Exercise description: Copy the records below exactly, starting at the line that contains "Output the Python" and ending at the line that contains "fig = go.Figure()"; leave out any pictures.

Material for this task:
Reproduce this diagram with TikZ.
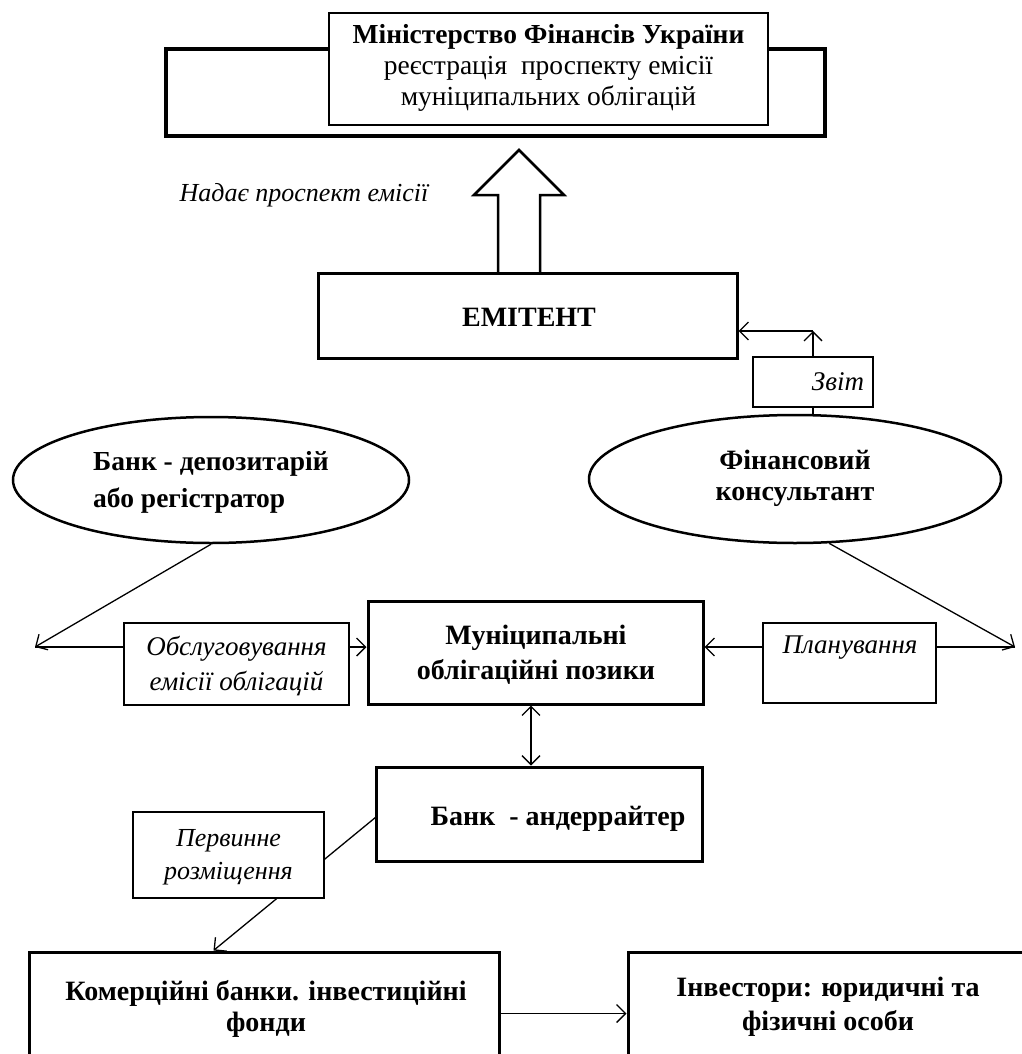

==

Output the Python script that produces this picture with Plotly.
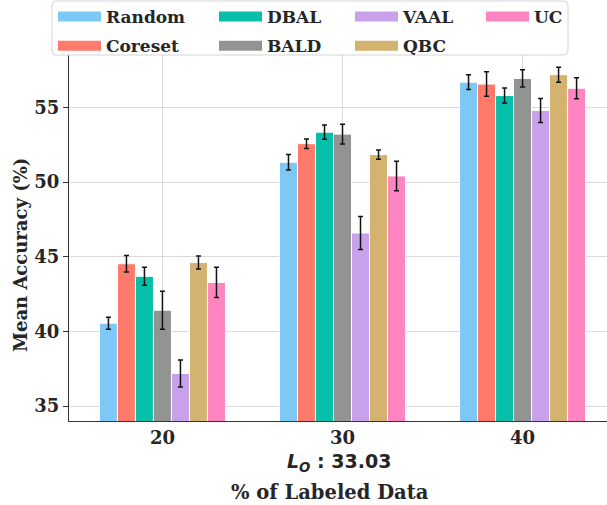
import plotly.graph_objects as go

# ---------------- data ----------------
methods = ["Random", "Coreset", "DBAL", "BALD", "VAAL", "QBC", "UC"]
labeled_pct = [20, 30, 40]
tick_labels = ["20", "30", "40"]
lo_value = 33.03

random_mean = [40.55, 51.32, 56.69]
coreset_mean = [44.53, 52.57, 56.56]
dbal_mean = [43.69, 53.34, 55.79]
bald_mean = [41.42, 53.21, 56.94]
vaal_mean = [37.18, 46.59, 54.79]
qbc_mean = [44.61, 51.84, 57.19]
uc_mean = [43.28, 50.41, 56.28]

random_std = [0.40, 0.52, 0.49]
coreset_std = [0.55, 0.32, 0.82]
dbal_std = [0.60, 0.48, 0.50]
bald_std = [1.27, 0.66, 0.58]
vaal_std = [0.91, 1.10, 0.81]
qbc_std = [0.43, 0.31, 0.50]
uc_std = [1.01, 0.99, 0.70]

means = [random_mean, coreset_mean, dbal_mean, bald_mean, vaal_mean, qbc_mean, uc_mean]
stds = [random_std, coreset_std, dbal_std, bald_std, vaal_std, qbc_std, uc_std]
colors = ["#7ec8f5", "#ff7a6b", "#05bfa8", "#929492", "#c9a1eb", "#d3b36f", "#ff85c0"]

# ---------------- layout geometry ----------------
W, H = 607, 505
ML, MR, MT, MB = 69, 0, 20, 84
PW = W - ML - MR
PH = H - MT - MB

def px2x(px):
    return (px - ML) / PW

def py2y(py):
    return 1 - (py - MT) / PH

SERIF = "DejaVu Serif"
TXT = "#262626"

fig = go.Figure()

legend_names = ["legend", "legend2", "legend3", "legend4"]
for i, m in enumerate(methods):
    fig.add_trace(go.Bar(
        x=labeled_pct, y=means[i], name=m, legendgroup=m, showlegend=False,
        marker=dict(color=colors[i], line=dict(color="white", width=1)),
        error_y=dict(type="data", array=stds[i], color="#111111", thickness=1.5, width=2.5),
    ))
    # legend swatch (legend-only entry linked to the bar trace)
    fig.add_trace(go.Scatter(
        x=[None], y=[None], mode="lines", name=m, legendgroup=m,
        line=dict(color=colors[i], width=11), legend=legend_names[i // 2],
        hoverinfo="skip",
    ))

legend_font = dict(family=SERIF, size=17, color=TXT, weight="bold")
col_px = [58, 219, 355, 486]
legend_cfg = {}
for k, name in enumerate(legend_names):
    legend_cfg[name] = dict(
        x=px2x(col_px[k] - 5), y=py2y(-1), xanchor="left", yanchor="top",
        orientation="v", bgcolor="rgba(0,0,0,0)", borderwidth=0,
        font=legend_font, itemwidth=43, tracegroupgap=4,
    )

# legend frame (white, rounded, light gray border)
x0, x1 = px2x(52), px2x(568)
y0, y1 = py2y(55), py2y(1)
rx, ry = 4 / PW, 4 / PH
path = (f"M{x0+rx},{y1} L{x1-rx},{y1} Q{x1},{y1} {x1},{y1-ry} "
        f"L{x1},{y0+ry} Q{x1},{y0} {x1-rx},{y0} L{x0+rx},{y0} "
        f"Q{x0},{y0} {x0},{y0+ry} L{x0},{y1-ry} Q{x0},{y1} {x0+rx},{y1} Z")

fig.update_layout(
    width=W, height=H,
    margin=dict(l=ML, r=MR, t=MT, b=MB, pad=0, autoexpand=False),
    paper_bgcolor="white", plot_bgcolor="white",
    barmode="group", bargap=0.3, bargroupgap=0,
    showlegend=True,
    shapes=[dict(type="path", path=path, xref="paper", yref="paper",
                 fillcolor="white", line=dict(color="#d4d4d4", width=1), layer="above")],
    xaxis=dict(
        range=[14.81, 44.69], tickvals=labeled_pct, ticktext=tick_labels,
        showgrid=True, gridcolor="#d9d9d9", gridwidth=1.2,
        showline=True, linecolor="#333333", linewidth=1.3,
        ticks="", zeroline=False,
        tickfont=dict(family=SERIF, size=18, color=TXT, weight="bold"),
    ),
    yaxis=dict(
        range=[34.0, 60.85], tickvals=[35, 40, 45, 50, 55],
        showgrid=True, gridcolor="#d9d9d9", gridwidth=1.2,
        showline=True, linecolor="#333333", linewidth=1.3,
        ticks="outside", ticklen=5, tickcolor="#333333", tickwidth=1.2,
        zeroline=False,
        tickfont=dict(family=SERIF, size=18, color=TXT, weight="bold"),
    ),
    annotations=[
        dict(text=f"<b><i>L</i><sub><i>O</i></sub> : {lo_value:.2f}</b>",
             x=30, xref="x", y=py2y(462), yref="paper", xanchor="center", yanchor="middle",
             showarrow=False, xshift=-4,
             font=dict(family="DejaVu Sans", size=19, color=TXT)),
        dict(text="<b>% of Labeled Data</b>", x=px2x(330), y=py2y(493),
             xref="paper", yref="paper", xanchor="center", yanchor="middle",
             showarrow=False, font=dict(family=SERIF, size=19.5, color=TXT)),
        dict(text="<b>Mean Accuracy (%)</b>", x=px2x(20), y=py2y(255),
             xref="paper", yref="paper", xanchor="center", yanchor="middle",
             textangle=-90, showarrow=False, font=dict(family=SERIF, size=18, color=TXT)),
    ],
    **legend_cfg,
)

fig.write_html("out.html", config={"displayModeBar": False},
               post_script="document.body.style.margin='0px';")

Answer to this problem:
Output the Python script that produces this picture with Plotly.
import plotly.graph_objects as go

# ---------------- data ----------------
methods = ["Random", "Coreset", "DBAL", "BALD", "VAAL", "QBC", "UC"]
labeled_pct = [20, 30, 40]
tick_labels = ["20", "30", "40"]
lo_value = 33.03

random_mean = [40.55, 51.32, 56.69]
coreset_mean = [44.53, 52.57, 56.56]
dbal_mean = [43.69, 53.34, 55.79]
bald_mean = [41.42, 53.21, 56.94]
vaal_mean = [37.18, 46.59, 54.79]
qbc_mean = [44.61, 51.84, 57.19]
uc_mean = [43.28, 50.41, 56.28]

random_std = [0.40, 0.52, 0.49]
coreset_std = [0.55, 0.32, 0.82]
dbal_std = [0.60, 0.48, 0.50]
bald_std = [1.27, 0.66, 0.58]
vaal_std = [0.91, 1.10, 0.81]
qbc_std = [0.43, 0.31, 0.50]
uc_std = [1.01, 0.99, 0.70]

means = [random_mean, coreset_mean, dbal_mean, bald_mean, vaal_mean, qbc_mean, uc_mean]
stds = [random_std, coreset_std, dbal_std, bald_std, vaal_std, qbc_std, uc_std]
colors = ["#7ec8f5", "#ff7a6b", "#05bfa8", "#929492", "#c9a1eb", "#d3b36f", "#ff85c0"]

# ---------------- layout geometry ----------------
W, H = 607, 505
ML, MR, MT, MB = 69, 0, 20, 84
PW = W - ML - MR
PH = H - MT - MB

def px2x(px):
    return (px - ML) / PW

def py2y(py):
    return 1 - (py - MT) / PH

SERIF = "DejaVu Serif"
TXT = "#262626"

fig = go.Figure()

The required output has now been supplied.